▶ _The task_:
Set down each line of the material that follows, exactly, with no pictures.

#### Material ####

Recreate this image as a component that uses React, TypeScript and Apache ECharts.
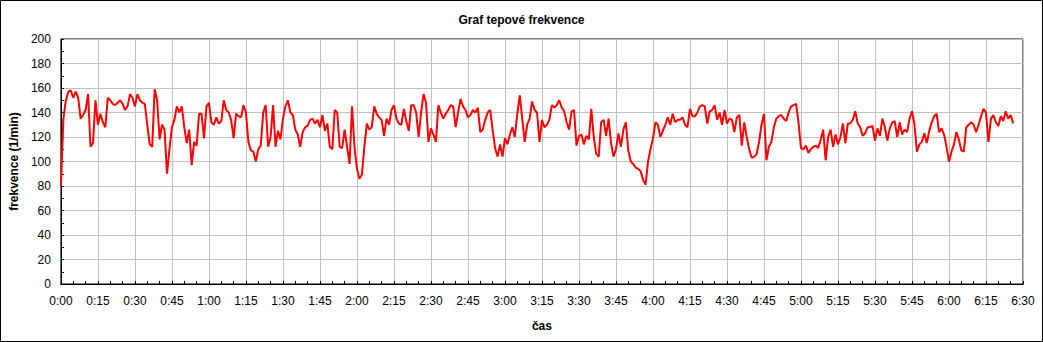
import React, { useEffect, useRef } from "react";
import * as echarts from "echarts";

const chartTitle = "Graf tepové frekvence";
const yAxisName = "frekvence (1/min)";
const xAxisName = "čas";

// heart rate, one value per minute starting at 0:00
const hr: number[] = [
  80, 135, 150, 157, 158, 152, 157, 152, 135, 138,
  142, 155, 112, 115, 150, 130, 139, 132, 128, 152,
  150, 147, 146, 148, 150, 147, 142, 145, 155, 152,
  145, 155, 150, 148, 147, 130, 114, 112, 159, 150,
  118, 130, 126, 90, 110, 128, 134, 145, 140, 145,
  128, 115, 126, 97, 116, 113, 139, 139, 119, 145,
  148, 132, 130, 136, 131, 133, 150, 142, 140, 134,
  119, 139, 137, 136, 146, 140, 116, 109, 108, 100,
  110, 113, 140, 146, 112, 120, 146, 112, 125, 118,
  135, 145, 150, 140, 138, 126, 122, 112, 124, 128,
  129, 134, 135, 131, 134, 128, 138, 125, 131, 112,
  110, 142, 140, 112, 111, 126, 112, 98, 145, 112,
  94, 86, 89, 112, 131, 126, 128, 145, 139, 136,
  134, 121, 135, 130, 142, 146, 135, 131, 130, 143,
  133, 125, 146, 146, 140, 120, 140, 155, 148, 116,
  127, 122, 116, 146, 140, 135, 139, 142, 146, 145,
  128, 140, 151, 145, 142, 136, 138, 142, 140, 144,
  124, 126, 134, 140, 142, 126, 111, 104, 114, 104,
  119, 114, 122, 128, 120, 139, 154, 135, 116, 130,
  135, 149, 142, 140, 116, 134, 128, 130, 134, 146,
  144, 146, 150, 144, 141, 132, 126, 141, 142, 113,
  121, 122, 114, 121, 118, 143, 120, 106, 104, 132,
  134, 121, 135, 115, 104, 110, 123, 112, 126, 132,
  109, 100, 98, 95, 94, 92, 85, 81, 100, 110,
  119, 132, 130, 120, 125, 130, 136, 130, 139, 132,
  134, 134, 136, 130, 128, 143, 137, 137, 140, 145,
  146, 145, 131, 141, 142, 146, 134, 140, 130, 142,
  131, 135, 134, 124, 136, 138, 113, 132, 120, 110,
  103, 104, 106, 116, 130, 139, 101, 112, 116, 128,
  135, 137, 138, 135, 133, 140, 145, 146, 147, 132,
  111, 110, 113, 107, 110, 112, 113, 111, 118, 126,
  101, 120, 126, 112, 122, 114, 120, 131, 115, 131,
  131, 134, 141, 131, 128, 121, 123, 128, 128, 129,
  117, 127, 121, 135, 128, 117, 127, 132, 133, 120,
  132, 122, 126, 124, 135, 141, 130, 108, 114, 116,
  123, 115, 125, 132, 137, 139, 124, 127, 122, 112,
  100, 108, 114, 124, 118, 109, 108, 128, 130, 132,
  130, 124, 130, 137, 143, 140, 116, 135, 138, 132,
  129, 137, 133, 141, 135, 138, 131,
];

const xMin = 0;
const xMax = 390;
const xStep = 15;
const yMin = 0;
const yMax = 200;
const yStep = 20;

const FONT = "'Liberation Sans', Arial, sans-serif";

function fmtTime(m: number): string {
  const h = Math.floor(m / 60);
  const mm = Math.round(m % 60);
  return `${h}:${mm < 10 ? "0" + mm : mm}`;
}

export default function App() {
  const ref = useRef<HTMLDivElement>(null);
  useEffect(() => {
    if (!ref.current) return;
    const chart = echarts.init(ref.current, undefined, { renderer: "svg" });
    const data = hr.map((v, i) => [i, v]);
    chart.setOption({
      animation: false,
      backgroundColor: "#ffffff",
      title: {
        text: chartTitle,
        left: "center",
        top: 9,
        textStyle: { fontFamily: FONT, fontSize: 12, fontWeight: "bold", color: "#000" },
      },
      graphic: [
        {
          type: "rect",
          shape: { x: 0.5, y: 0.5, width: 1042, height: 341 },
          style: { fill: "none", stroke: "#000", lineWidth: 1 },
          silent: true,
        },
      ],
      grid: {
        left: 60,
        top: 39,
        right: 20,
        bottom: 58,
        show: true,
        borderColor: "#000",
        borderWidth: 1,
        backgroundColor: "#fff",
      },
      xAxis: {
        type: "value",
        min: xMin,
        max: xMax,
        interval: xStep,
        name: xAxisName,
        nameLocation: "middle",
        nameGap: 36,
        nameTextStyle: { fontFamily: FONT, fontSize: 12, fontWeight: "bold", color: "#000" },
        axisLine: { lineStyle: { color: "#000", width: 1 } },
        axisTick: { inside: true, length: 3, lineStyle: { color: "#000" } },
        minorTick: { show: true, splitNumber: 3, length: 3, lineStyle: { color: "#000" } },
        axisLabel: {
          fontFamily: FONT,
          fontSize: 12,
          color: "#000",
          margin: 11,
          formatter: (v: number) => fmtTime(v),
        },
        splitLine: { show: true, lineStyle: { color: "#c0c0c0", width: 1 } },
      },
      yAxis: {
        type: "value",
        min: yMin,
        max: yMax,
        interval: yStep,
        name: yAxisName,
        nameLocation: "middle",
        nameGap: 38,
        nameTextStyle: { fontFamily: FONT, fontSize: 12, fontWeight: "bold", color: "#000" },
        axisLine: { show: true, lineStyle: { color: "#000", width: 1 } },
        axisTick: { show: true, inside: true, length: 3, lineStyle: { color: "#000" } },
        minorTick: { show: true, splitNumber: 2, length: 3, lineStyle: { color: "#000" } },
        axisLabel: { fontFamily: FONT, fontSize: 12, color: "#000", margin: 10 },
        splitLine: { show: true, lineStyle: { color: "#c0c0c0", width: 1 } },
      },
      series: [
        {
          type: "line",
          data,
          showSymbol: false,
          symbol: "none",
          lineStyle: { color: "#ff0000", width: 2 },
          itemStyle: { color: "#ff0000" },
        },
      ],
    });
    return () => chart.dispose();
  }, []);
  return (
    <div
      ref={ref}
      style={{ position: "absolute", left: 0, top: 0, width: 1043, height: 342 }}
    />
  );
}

####

▶ _Solution for this task_:
Recreate this image as a component that uses React, TypeScript and Apache ECharts.
import React, { useEffect, useRef } from "react";
import * as echarts from "echarts";

const chartTitle = "Graf tepové frekvence";
const yAxisName = "frekvence (1/min)";
const xAxisName = "čas";

// heart rate, one value per minute starting at 0:00
const hr: number[] = [
  80, 135, 150, 157, 158, 152, 157, 152, 135, 138,
  142, 155, 112, 115, 150, 130, 139, 132, 128, 152,
  150, 147, 146, 148, 150, 147, 142, 145, 155, 152,
  145, 155, 150, 148, 147, 130, 114, 112, 159, 150,
  118, 130, 126, 90, 110, 128, 134, 145, 140, 145,
  128, 115, 126, 97, 116, 113, 139, 139, 119, 145,
  148, 132, 130, 136, 131, 133, 150, 142, 140, 134,
  119, 139, 137, 136, 146, 140, 116, 109, 108, 100,
  110, 113, 140, 146, 112, 120, 146, 112, 125, 118,
  135, 145, 150, 140, 138, 126, 122, 112, 124, 128,
  129, 134, 135, 131, 134, 128, 138, 125, 131, 112,
  110, 142, 140, 112, 111, 126, 112, 98, 145, 112,
  94, 86, 89, 112, 131, 126, 128, 145, 139, 136,
  134, 121, 135, 130, 142, 146, 135, 131, 130, 143,
  133, 125, 146, 146, 140, 120, 140, 155, 148, 116,
  127, 122, 116, 146, 140, 135, 139, 142, 146, 145,
  128, 140, 151, 145, 142, 136, 138, 142, 140, 144,
  124, 126, 134, 140, 142, 126, 111, 104, 114, 104,
  119, 114, 122, 128, 120, 139, 154, 135, 116, 130,
  135, 149, 142, 140, 116, 134, 128, 130, 134, 146,
  144, 146, 150, 144, 141, 132, 126, 141, 142, 113,
  121, 122, 114, 121, 118, 143, 120, 106, 104, 132,
  134, 121, 135, 115, 104, 110, 123, 112, 126, 132,
  109, 100, 98, 95, 94, 92, 85, 81, 100, 110,
  119, 132, 130, 120, 125, 130, 136, 130, 139, 132,
  134, 134, 136, 130, 128, 143, 137, 137, 140, 145,
  146, 145, 131, 141, 142, 146, 134, 140, 130, 142,
  131, 135, 134, 124, 136, 138, 113, 132, 120, 110,
  103, 104, 106, 116, 130, 139, 101, 112, 116, 128,
  135, 137, 138, 135, 133, 140, 145, 146, 147, 132,
  111, 110, 113, 107, 110, 112, 113, 111, 118, 126,
  101, 120, 126, 112, 122, 114, 120, 131, 115, 131,
  131, 134, 141, 131, 128, 121, 123, 128, 128, 129,
  117, 127, 121, 135, 128, 117, 127, 132, 133, 120,
  132, 122, 126, 124, 135, 141, 130, 108, 114, 116,
  123, 115, 125, 132, 137, 139, 124, 127, 122, 112,
  100, 108, 114, 124, 118, 109, 108, 128, 130, 132,
  130, 124, 130, 137, 143, 140, 116, 135, 138, 132,
  129, 137, 133, 141, 135, 138, 131,
];

const xMin = 0;
const xMax = 390;
const xStep = 15;
const yMin = 0;
const yMax = 200;
const yStep = 20;

const FONT = "'Liberation Sans', Arial, sans-serif";

function fmtTime(m: number): string {
  const h = Math.floor(m / 60);
  const mm = Math.round(m % 60);
  return `${h}:${mm < 10 ? "0" + mm : mm}`;
}

export default function App() {
  const ref = useRef<HTMLDivElement>(null);
  useEffect(() => {
    if (!ref.current) return;
    const chart = echarts.init(ref.current, undefined, { renderer: "svg" });
    const data = hr.map((v, i) => [i, v]);
    chart.setOption({
      animation: false,
      backgroundColor: "#ffffff",
      title: {
        text: chartTitle,
        left: "center",
        top: 9,
        textStyle: { fontFamily: FONT, fontSize: 12, fontWeight: "bold", color: "#000" },
      },
      graphic: [
        {
          type: "rect",
          shape: { x: 0.5, y: 0.5, width: 1042, height: 341 },
          style: { fill: "none", stroke: "#000", lineWidth: 1 },
          silent: true,
        },
      ],
      grid: {
        left: 60,
        top: 39,
        right: 20,
        bottom: 58,
        show: true,
        borderColor: "#000",
        borderWidth: 1,
        backgroundColor: "#fff",
      },
      xAxis: {
        type: "value",
        min: xMin,
        max: xMax,
        interval: xStep,
        name: xAxisName,
        nameLocation: "middle",
        nameGap: 36,
        nameTextStyle: { fontFamily: FONT, fontSize: 12, fontWeight: "bold", color: "#000" },
        axisLine: { lineStyle: { color: "#000", width: 1 } },
        axisTick: { inside: true, length: 3, lineStyle: { color: "#000" } },
        minorTick: { show: true, splitNumber: 3, length: 3, lineStyle: { color: "#000" } },
        axisLabel: {
          fontFamily: FONT,
          fontSize: 12,
          color: "#000",
          margin: 11,
          formatter: (v: number) => fmtTime(v),
        },
        splitLine: { show: true, lineStyle: { color: "#c0c0c0", width: 1 } },
      },
      yAxis: {
        type: "value",
        min: yMin,
        max: yMax,
        interval: yStep,
        name: yAxisName,
        nameLocation: "middle",
        nameGap: 38,
        nameTextStyle: { fontFamily: FONT, fontSize: 12, fontWeight: "bold", color: "#000" },
        axisLine: { show: true, lineStyle: { color: "#000", width: 1 } },
        axisTick: { show: true, inside: true, length: 3, lineStyle: { color: "#000" } },
        minorTick: { show: true, splitNumber: 2, length: 3, lineStyle: { color: "#000" } },
        axisLabel: { fontFamily: FONT, fontSize: 12, color: "#000", margin: 10 },
        splitLine: { show: true, lineStyle: { color: "#c0c0c0", width: 1 } },
      },
      series: [
        {
          type: "line",
          data,
          showSymbol: false,
          symbol: "none",
          lineStyle: { color: "#ff0000", width: 2 },
          itemStyle: { color: "#ff0000" },
        },
      ],
    });
    return () => chart.dispose();
  }, []);
  return (
    <div
      ref={ref}
      style={{ position: "absolute", left: 0, top: 0, width: 1043, height: 342 }}
    />
  );
}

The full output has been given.